Tuesday, May 21, 2013

R100 vs R101

My work in progress is a novel, Steamship to Kashmir. It has an airship with Mycroft Holmes as a passenger.

When I conceptualized the airship, I looked at the Hindenburg for inspiration. Since I did not want to see the airship end in a fire-ball, I opted for a non-hydrogen lifting gas--steam. The US zeppelin program lasted several years longer, but the highest-profiles zeppelins operated by the US Navy were lost in storms.

Sadly, I gave short shrift to the British airship programs. This is unforgivable when researching a novel featuring a British airship. The Akron and the Macon as well as the Graf Zeppelin and Hindenburg all get prominent mention in the articles I've read, but less so the R100 and R101. It's probably the flashy names.

I had heard of how the disastrous crash of the R101 on its maiden flight doomed British airship development. But I had not heard the story behind the story of the R101 disaster until I read this chestnut. It seems the R100 and the R101 were built by a company named Vickers and by the British civil service, respectively.

One of my surprises upon visiting the UK was seeing private-owned infrastructure where I didn't expect it. If you wait at a bus stop in my home town of Grand Rapids, the bus which pulls up will be owned by GRATA, an entity of the city government that loses money and is propped up by taxes. If you ride a train in the US, it is owned by AmTrak, an entity of the Federal government that loses money and is propped up by taxes.

Thus it makes sense to me that Britain would run two airship programs side-by-side in a competitive fashion. I may be mistaken, but it sounds like running two Apollo programs operated by Boeing and NASA, respectively.

The R101 is a good example of what can happen when political rather than economic or engineering considerations drive a project. The government does not want to be embarrassed and it will use whatever means necessary to avoid embarrassment and shift blame away from itself. Conversely, corporations do not want to lose money and it will use whatever means necessary to minimize loss and shift risks away from itself.

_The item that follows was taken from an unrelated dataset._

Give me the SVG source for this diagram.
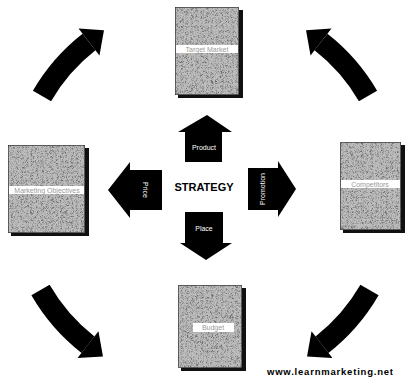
<svg xmlns="http://www.w3.org/2000/svg" width="406" height="381" viewBox="0 0 406 381">
<style>
.shadow{fill:#111}
.box{fill:#bdbdbd;stroke:#333;stroke-width:1.5;filter:url(#grain)}
.strip{fill:#fff}
.blabel{font-family:"Liberation Sans",Arial,sans-serif;font-size:7px;fill:#9a9a9a;text-anchor:middle}
.arc{fill:none;stroke:#000;stroke-width:21;marker-end:url(#head)}
.cArrow{fill:#000}
.alabel{font-family:"Liberation Sans",Arial,sans-serif;font-size:7px;fill:#fff;text-anchor:middle}
.title{font-family:"Liberation Sans",Arial,sans-serif;font-size:11px;font-weight:bold;fill:#000;text-anchor:middle}
.wm{font-family:"Liberation Sans",Arial,sans-serif;font-size:9.5px;font-weight:bold;fill:#000}
</style>
<defs>
<filter id="grain" x="0" y="0" width="1" height="1">
<feTurbulence type="turbulence" baseFrequency="1.2" numOctaves="2" seed="4" result="n"/>
<feColorMatrix in="n" type="matrix" values="0 0 0 0 0.15  0 0 0 0 0.15  0 0 0 0 0.15  2.2 0 0 0 -0.35" result="m"/>
<feComposite in="m" in2="SourceGraphic" operator="in" result="dots"/>
<feMerge><feMergeNode in="SourceGraphic"/><feMergeNode in="dots"/></feMerge>
</filter>
<marker id="head" markerUnits="userSpaceOnUse" markerWidth="30" markerHeight="44" refX="0" refY="22" orient="auto" overflow="visible">
<path d="M0,5 L19,22 L0,39 z" fill="#000"/>
</marker>
</defs>

<g id="connectors">
<path class="arc" d="M42,96 A188,188 0 0,1 89,42"/>
<path class="arc" d="M368,96 A188,188 0 0,0 321,42"/>
<path class="arc" d="M40.5,290 A190,190 0 0,0 88,344.7"/>
<path class="arc" d="M369.5,290 A190,190 0 0,1 322,344.7"/>
</g>

<g id="box-top">
<rect class="shadow" x="178" y="10" width="65" height="88"/>
<rect class="box" x="175" y="7" width="64" height="88"/>
<rect class="strip" x="176" y="45" width="62" height="8"/>
<text class="blabel" x="207" y="51.5">Target Market</text>
</g>
<g id="box-left">
<rect class="shadow" x="11" y="148" width="78" height="88"/>
<rect class="box" x="8" y="145" width="77" height="88"/>
<rect class="strip" x="9" y="186" width="75" height="8"/>
<text class="blabel" x="47" y="192.5">Marketing Objectives</text>
</g>
<g id="box-right">
<rect class="shadow" x="343" y="145" width="62" height="88"/>
<rect class="box" x="340" y="142" width="61" height="88"/>
<rect class="strip" x="341" y="180" width="59" height="8"/>
<text class="blabel" x="370" y="186.5">Competitors</text>
</g>
<g id="box-bottom">
<rect class="shadow" x="181" y="288" width="65" height="83"/>
<rect class="box" x="178" y="285" width="64" height="83"/>
<rect class="strip" x="193" y="323" width="41" height="9"/>
<text class="blabel" x="213" y="330">Budget</text>
</g>

<g id="strategy">
<text class="title" x="204" y="191">STRATEGY</text>
</g>
<g id="arrow-product">
<polygon class="cArrow" points="207,115 232,132 222,132 222,162 185,162 185,132 178,132"/>
<text class="alabel" x="204" y="150">Product</text>
</g>
<g id="arrow-price">
<polygon class="cArrow" points="108,190 130,162 130,170 162,170 162,210 130,210 130,218"/>
<text class="alabel" transform="translate(145,190) rotate(90)" x="0" y="2">Price</text>
</g>
<g id="arrow-promotion">
<polygon class="cArrow" points="296,189 278,161 278,168 248,168 248,210 278,210 278,217"/>
<text class="alabel" transform="translate(262,189) rotate(-90)" x="0" y="2.5">Promotion</text>
</g>
<g id="arrow-place">
<polygon class="cArrow" points="185,212 223,212 223,243 232,243 206,260 180,243 185,243"/>
<text class="alabel" x="204" y="231">Place</text>
</g>

<text class="wm" x="267" y="375" textLength="126">www.learnmarketing.net</text>
</svg>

NASA was pushing for faster turn around time and more launches per year, and so they overrode the warnings and launched the Space Shuttle Challenger while icicles were hanging from it. The cold temperatures made the o-rings inflexible and the inflexible o-rings failed catastrophically. Apparently, the same kind of thinking was in play when the R101 took off for India. It got as far as France.

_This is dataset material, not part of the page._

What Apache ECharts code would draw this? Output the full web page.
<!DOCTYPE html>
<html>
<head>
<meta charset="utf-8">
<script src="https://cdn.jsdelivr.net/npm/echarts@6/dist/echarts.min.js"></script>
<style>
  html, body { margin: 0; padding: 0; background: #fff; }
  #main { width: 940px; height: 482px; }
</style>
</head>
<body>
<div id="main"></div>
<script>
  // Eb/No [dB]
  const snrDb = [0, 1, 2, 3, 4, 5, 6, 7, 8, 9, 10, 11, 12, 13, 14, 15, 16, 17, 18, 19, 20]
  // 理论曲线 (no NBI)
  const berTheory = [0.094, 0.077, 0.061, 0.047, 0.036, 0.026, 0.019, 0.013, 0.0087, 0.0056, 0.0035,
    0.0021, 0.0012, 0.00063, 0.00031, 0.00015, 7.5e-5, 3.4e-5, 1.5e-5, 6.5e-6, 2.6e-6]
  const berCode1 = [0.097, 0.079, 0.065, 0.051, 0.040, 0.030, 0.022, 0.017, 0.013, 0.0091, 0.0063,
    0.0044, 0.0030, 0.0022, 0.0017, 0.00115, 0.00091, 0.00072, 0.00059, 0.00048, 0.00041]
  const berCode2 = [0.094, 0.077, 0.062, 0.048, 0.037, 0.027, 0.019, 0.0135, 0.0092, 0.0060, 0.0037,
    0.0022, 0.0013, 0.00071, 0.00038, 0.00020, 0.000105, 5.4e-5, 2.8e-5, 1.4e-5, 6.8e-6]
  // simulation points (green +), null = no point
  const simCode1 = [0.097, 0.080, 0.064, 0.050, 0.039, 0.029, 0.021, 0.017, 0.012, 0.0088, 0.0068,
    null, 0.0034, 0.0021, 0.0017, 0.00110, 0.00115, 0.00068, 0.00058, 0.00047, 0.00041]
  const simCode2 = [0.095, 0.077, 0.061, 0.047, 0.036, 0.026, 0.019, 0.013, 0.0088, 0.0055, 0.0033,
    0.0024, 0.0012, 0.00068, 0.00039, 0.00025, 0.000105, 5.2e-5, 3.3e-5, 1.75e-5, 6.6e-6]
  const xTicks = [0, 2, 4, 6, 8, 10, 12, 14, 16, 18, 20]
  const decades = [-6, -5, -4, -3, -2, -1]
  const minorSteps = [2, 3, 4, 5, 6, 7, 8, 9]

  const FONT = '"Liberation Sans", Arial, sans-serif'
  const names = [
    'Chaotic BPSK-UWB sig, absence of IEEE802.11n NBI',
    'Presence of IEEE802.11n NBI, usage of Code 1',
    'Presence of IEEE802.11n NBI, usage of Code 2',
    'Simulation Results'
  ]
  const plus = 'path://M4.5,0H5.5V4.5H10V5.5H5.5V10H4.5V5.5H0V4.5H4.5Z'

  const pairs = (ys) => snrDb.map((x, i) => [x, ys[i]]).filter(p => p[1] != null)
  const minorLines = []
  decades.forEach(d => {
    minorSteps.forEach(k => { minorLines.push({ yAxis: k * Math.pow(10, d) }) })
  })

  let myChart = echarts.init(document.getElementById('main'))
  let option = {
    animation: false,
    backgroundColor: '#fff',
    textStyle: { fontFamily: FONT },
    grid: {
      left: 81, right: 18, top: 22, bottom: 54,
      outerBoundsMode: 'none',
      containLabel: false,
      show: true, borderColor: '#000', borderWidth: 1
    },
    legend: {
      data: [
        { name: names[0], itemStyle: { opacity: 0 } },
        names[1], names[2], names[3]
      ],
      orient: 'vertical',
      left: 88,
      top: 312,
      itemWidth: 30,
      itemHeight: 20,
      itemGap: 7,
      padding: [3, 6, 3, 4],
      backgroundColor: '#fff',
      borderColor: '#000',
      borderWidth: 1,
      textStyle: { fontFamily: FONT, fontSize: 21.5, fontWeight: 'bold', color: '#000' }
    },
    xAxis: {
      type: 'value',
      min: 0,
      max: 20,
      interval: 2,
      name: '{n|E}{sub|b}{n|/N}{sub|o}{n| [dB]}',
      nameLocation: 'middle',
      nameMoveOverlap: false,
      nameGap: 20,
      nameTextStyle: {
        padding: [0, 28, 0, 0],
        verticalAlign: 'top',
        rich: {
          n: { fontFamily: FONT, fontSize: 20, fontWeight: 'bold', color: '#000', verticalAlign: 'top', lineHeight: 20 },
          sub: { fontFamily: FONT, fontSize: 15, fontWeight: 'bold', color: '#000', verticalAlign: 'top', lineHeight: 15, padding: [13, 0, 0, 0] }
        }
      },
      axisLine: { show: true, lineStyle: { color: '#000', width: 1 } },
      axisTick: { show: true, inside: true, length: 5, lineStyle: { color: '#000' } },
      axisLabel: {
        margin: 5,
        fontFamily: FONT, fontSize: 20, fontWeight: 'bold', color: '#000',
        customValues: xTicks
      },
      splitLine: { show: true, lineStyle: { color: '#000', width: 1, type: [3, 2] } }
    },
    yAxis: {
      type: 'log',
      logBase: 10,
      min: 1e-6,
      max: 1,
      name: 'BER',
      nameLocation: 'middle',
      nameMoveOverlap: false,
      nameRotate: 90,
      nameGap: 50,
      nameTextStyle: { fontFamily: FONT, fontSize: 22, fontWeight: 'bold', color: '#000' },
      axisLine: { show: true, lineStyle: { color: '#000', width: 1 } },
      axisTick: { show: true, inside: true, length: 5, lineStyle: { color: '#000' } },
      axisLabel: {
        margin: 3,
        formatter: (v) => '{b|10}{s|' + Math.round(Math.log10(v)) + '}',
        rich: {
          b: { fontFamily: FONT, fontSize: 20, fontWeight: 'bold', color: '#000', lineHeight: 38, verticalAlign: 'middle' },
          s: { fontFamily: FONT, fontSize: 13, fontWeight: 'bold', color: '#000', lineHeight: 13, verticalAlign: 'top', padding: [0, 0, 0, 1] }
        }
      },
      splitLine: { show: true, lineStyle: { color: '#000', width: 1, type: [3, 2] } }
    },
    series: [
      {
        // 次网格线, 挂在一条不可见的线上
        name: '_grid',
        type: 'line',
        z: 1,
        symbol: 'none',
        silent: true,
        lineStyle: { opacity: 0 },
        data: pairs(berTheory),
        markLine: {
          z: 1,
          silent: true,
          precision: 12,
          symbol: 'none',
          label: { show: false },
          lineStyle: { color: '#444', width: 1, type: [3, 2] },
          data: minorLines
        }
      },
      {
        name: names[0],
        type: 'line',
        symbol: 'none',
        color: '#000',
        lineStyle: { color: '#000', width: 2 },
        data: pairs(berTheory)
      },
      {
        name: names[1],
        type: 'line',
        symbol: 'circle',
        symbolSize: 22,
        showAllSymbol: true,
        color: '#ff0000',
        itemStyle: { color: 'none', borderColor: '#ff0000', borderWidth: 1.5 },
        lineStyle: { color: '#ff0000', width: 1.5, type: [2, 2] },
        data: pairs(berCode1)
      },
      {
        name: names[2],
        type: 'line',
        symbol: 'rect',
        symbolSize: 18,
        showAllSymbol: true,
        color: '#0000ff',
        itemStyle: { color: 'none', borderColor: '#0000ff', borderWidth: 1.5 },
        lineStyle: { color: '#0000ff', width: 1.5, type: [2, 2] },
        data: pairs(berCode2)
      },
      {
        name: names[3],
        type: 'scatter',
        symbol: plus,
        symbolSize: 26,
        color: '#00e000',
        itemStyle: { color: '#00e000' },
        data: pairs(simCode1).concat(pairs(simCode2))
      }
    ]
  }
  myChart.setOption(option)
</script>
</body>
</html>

The R100 had already successfully flown to Canada and back. To minimize further embarrassment the UK government grounded it and broke it up for scrap.

To be fair, the state of mathematics and computations at the time made strength-of-materials calculations difficult and time consuming. Thus both ships were probably too weak to handle extreme weather and the UK government's decision to fly in deteriorating weather doomed the R101.

It is simplistic to say Capitalism good, Socialism bad. There are different relative advantages to each approach. If you want to get maximum performance for least expense, you want Capitalism. If you are willing to sacrifice these things for the good of the collective, you want Socialism. Even if the good of the collective requires grounding and breaking up the R100.

Just a few years after this the US Navy's airship  USS Akron would be lost in a storm, and a few years after that the USS Macon would be lost in another storm. Given the available materials and the inability of the engineers to accurately gauge loads, the R100 would have probably been lost in a storm--eventually.

Though the Germans-built airships Graf Zeppelin and Graf Zeppelin II were not lost to storms, they could not survive Herman Goring's order that they be dismantled. Perhaps the Germans knew a little bit more about structural engineering or meteorology than the UK and US.